- [Aim] Check each line of the entries below for the string "with"; copy every line where it appears.

- [Working data]
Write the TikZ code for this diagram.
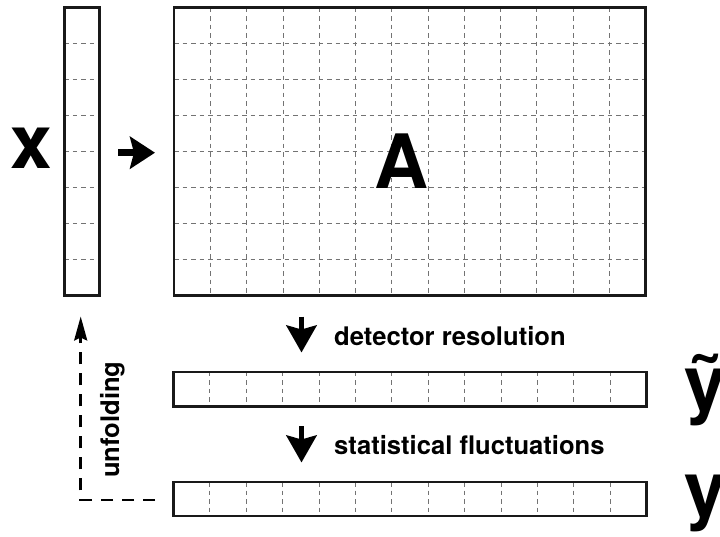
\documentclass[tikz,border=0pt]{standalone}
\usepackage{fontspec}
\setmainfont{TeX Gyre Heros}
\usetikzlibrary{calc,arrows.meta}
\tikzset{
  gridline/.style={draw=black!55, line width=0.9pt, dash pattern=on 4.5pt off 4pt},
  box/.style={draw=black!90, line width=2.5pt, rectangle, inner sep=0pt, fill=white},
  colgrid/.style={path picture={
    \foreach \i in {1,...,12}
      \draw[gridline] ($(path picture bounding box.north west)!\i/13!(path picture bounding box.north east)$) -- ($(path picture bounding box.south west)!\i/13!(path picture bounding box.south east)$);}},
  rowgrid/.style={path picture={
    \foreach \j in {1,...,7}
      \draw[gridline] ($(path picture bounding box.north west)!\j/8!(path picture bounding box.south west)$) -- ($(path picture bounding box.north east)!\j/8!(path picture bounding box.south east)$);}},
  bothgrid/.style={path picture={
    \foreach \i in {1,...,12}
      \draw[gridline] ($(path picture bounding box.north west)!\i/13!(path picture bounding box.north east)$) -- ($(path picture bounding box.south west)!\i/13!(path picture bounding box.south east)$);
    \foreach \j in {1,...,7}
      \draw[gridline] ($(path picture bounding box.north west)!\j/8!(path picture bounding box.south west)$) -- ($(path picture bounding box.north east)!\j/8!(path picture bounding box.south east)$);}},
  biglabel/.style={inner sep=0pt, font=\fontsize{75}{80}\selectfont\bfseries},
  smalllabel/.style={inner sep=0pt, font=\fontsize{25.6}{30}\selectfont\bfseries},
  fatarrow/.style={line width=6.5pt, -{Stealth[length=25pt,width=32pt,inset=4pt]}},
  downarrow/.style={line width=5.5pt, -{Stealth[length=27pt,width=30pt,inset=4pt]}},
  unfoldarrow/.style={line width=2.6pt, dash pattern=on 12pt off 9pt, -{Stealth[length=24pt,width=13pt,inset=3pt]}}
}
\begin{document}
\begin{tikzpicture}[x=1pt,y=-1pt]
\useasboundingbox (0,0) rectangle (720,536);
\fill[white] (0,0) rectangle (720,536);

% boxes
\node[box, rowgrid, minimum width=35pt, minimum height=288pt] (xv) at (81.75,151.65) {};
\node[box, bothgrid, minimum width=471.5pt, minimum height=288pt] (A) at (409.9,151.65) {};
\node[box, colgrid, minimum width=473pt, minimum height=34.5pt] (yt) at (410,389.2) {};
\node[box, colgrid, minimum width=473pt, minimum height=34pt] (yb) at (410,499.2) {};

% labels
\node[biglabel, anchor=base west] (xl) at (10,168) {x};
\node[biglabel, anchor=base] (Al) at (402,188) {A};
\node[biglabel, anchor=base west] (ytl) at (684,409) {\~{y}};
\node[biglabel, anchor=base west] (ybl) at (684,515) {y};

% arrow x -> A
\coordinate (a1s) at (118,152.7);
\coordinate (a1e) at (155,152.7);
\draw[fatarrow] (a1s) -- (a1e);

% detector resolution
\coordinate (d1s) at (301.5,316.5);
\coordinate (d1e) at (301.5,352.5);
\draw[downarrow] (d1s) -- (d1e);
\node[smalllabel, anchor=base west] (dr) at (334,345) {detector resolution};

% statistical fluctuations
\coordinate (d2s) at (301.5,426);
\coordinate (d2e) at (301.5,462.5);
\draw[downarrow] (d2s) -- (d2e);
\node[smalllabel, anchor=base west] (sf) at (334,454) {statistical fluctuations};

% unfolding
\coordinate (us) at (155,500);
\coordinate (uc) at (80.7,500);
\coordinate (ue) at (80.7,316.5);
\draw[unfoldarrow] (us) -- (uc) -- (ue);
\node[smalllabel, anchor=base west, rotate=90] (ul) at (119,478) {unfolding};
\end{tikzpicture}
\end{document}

...

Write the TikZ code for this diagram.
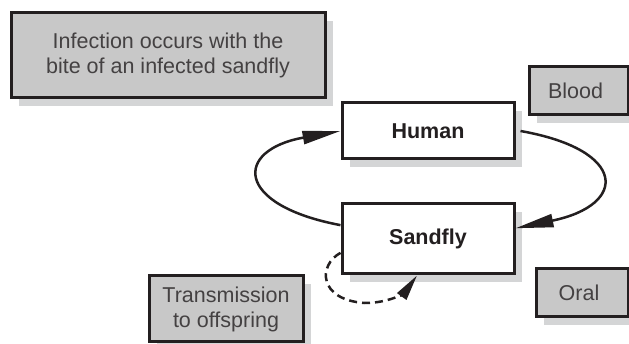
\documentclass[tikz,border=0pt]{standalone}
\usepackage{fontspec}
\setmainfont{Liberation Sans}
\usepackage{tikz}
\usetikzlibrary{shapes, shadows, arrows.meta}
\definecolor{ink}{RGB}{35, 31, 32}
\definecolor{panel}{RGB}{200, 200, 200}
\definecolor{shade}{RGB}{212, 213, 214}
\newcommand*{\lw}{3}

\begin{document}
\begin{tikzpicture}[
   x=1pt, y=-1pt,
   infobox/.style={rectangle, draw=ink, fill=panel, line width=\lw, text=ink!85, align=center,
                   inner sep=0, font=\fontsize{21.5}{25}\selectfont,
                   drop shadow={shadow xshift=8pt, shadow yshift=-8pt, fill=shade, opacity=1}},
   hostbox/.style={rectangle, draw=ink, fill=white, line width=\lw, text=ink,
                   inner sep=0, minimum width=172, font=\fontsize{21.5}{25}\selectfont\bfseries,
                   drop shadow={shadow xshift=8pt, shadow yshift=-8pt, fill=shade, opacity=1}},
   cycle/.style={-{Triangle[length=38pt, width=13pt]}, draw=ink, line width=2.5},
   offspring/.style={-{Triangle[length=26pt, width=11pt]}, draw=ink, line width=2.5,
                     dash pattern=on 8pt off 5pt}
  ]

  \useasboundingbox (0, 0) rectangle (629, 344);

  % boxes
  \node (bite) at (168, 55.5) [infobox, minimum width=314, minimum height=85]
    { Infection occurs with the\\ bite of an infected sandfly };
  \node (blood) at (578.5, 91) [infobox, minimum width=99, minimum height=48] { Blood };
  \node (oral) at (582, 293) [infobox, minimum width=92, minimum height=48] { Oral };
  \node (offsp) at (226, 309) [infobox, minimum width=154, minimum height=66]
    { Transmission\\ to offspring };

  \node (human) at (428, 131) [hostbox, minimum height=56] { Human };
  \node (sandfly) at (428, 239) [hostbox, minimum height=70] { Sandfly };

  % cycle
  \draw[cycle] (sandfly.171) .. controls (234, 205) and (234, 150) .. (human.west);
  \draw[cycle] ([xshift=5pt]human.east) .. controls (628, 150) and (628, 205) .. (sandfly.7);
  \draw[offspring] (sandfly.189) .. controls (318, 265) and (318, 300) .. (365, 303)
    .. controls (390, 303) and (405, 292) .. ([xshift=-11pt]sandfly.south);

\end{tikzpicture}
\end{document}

...

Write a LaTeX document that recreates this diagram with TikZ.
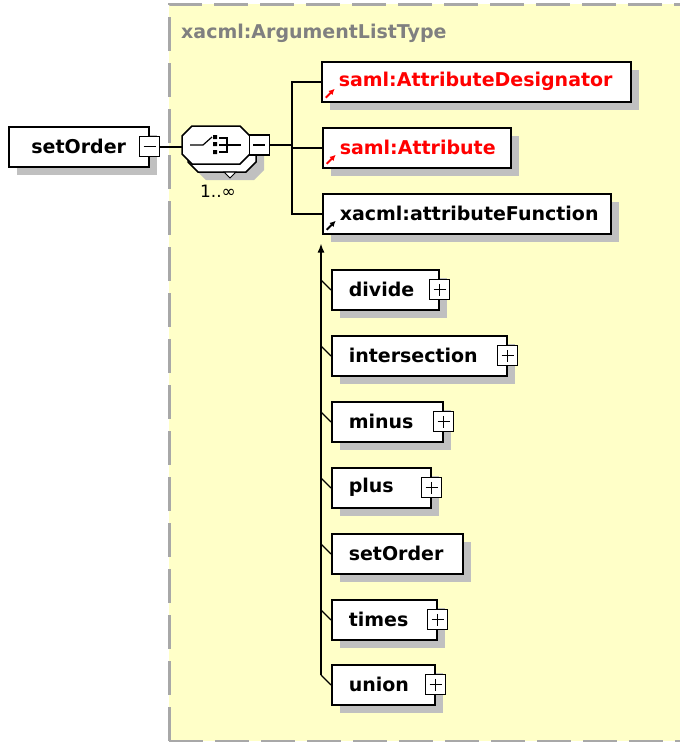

- [Exercise solution]
    { Infection occurs with the\\ bite of an infected sandfly };
Write a LaTeX document that recreates this diagram with TikZ.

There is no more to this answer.